### Exercise task
Transcribe the records that follow exactly. Skip the pictures.

### Items

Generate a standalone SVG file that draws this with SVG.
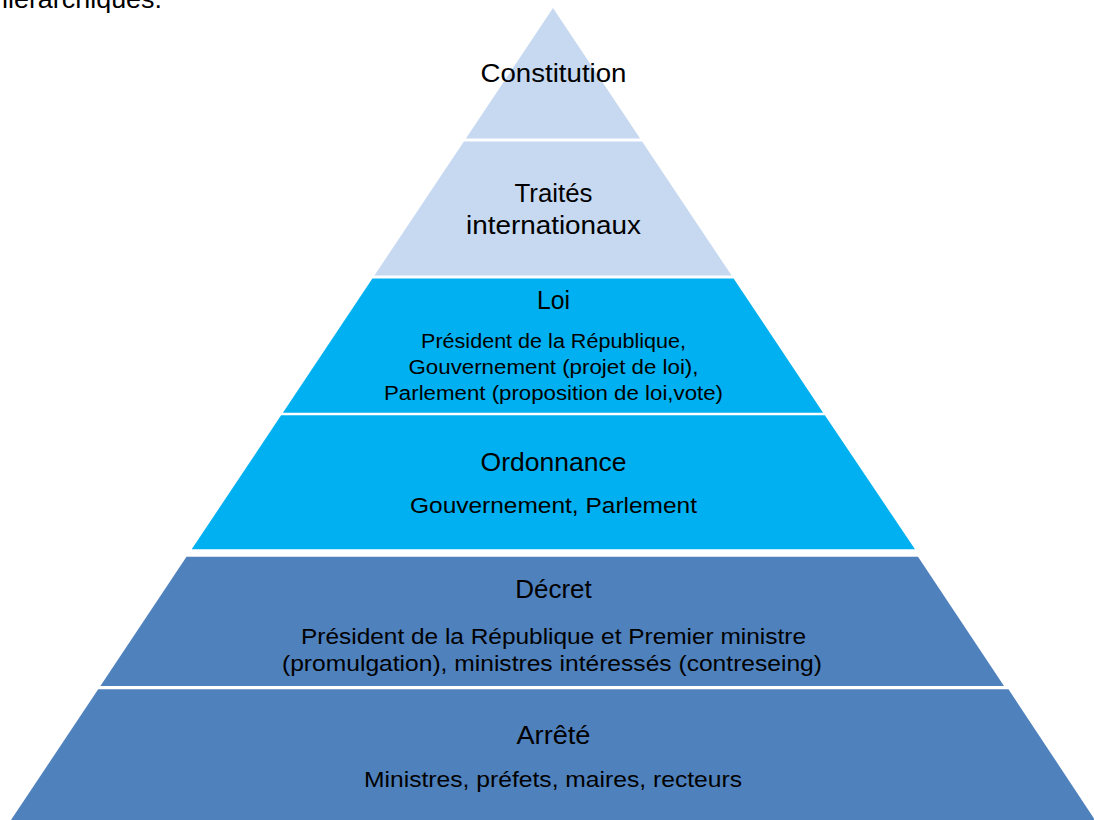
<svg xmlns="http://www.w3.org/2000/svg" width="1094" height="820" viewBox="0 0 1094 820">
  <style>
    .light { fill: #C6D9F1; }
    .cyan { fill: #00B0F0; }
    .blue { fill: #4F81BD; }
    text { font-family: "Liberation Sans", Arial, sans-serif; fill: #000000; text-anchor: middle; }
    .title { font-size: 25px; }
    .sub { font-size: 22.5px; }
    .sub2 { font-size: 20px; }
    .hdr { font-size: 25px; text-anchor: start; }
  </style>
  <rect x="0" y="0" width="1094" height="820" fill="#FFFFFF"/>
  <text class="hdr" x="-7" y="8" textLength="169" lengthAdjust="spacingAndGlyphs">hiérarchiques.</text>

  <g id="constitution">
    <polygon class="light" points="553,8 640.1,138.5 465.9,138.5"/>
    <text class="title" x="553.5" y="81.5" textLength="146" lengthAdjust="spacingAndGlyphs">Constitution</text>
  </g>

  <g id="traites">
    <polygon class="light" points="463.9,141.5 642.1,141.5 731.6,275.5 374.4,275.5"/>
    <text class="title" x="553.5" y="202" textLength="78" lengthAdjust="spacingAndGlyphs">Traités</text>
    <text class="title" x="553.5" y="234" textLength="175" lengthAdjust="spacingAndGlyphs">internationaux</text>
  </g>

  <g id="loi">
    <polygon class="cyan" points="372.4,278.5 733.6,278.5 823.1,412.7 282.9,412.7"/>
    <text class="title" x="553.5" y="309" textLength="33" lengthAdjust="spacingAndGlyphs">Loi</text>
    <text class="sub2" x="553.5" y="348.3" textLength="265" lengthAdjust="spacingAndGlyphs">Président de la République,</text>
    <text class="sub2" x="553.5" y="374" textLength="290" lengthAdjust="spacingAndGlyphs">Gouvernement (projet de loi),</text>
    <text class="sub2" x="553.5" y="400" textLength="339" lengthAdjust="spacingAndGlyphs">Parlement (proposition de loi,vote)</text>
  </g>

  <g id="ordonnance">
    <polygon class="cyan" points="281.1,415.3 824.9,415.3 915,549.3 191.7,549.3"/>
    <text class="title" x="553.5" y="470.7" textLength="146" lengthAdjust="spacingAndGlyphs">Ordonnance</text>
    <text class="sub" x="553.5" y="512.7" textLength="287" lengthAdjust="spacingAndGlyphs">Gouvernement, Parlement</text>
  </g>

  <g id="decret">
    <polygon class="blue" points="186.5,556.7 918,556.7 1004,686 100.4,686"/>
    <text class="title" x="553.5" y="598" textLength="76.5" lengthAdjust="spacingAndGlyphs">Décret</text>
    <text class="sub" x="553.5" y="644.4" textLength="505" lengthAdjust="spacingAndGlyphs">Président de la République et Premier ministre</text>
    <text class="sub" x="552" y="671" textLength="540" lengthAdjust="spacingAndGlyphs">(promulgation), ministres intéressés (contreseing)</text>
  </g>

  <g id="arrete">
    <polygon class="blue" points="98.2,689.3 1008.5,689.3 1095,820 11,820"/>
    <text class="title" x="553.5" y="744" textLength="74" lengthAdjust="spacingAndGlyphs">Arrêté</text>
    <text class="sub" x="553" y="786.5" textLength="378" lengthAdjust="spacingAndGlyphs">Ministres, préfets, maires, recteurs</text>
  </g>
</svg>
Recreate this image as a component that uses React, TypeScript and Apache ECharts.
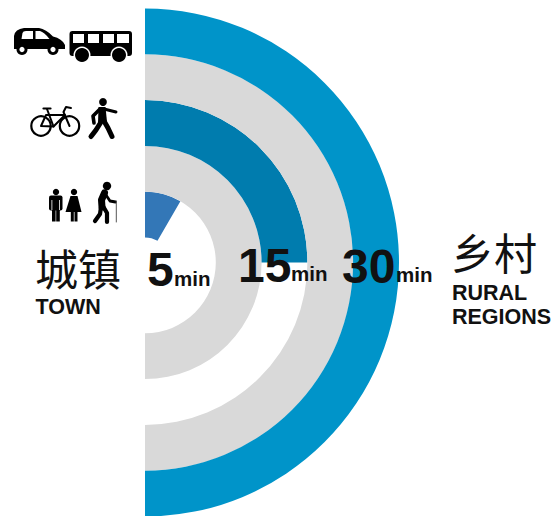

### Task response
Generate a standalone SVG file that draws this with SVG.
<svg xmlns="http://www.w3.org/2000/svg" width="1094" height="820" viewBox="0 0 1094 820">
  <style>
    .light { fill: #C6D9F1; }
    .cyan { fill: #00B0F0; }
    .blue { fill: #4F81BD; }
    text { font-family: "Liberation Sans", Arial, sans-serif; fill: #000000; text-anchor: middle; }
    .title { font-size: 25px; }
    .sub { font-size: 22.5px; }
    .sub2 { font-size: 20px; }
    .hdr { font-size: 25px; text-anchor: start; }
  </style>
  <rect x="0" y="0" width="1094" height="820" fill="#FFFFFF"/>
  <text class="hdr" x="-7" y="8" textLength="169" lengthAdjust="spacingAndGlyphs">hiérarchiques.</text>

  <g id="constitution">
    <polygon class="light" points="553,8 640.1,138.5 465.9,138.5"/>
    <text class="title" x="553.5" y="81.5" textLength="146" lengthAdjust="spacingAndGlyphs">Constitution</text>
  </g>

  <g id="traites">
    <polygon class="light" points="463.9,141.5 642.1,141.5 731.6,275.5 374.4,275.5"/>
    <text class="title" x="553.5" y="202" textLength="78" lengthAdjust="spacingAndGlyphs">Traités</text>
    <text class="title" x="553.5" y="234" textLength="175" lengthAdjust="spacingAndGlyphs">internationaux</text>
  </g>

  <g id="loi">
    <polygon class="cyan" points="372.4,278.5 733.6,278.5 823.1,412.7 282.9,412.7"/>
    <text class="title" x="553.5" y="309" textLength="33" lengthAdjust="spacingAndGlyphs">Loi</text>
    <text class="sub2" x="553.5" y="348.3" textLength="265" lengthAdjust="spacingAndGlyphs">Président de la République,</text>
    <text class="sub2" x="553.5" y="374" textLength="290" lengthAdjust="spacingAndGlyphs">Gouvernement (projet de loi),</text>
    <text class="sub2" x="553.5" y="400" textLength="339" lengthAdjust="spacingAndGlyphs">Parlement (proposition de loi,vote)</text>
  </g>

  <g id="ordonnance">
    <polygon class="cyan" points="281.1,415.3 824.9,415.3 915,549.3 191.7,549.3"/>
    <text class="title" x="553.5" y="470.7" textLength="146" lengthAdjust="spacingAndGlyphs">Ordonnance</text>
    <text class="sub" x="553.5" y="512.7" textLength="287" lengthAdjust="spacingAndGlyphs">Gouvernement, Parlement</text>
  </g>

  <g id="decret">
    <polygon class="blue" points="186.5,556.7 918,556.7 1004,686 100.4,686"/>
    <text class="title" x="553.5" y="598" textLength="76.5" lengthAdjust="spacingAndGlyphs">Décret</text>
    <text class="sub" x="553.5" y="644.4" textLength="505" lengthAdjust="spacingAndGlyphs">Président de la République et Premier ministre</text>
    <text class="sub" x="552" y="671" textLength="540" lengthAdjust="spacingAndGlyphs">(promulgation), ministres intéressés (contreseing)</text>
  </g>

  <g id="arrete">
    <polygon class="blue" points="98.2,689.3 1008.5,689.3 1095,820 11,820"/>
    <text class="title" x="553.5" y="744" textLength="74" lengthAdjust="spacingAndGlyphs">Arrêté</text>
    <text class="sub" x="553" y="786.5" textLength="378" lengthAdjust="spacingAndGlyphs">Ministres, préfets, maires, recteurs</text>
  </g>
</svg>
Recreate this image as a component that uses React, TypeScript and Apache ECharts.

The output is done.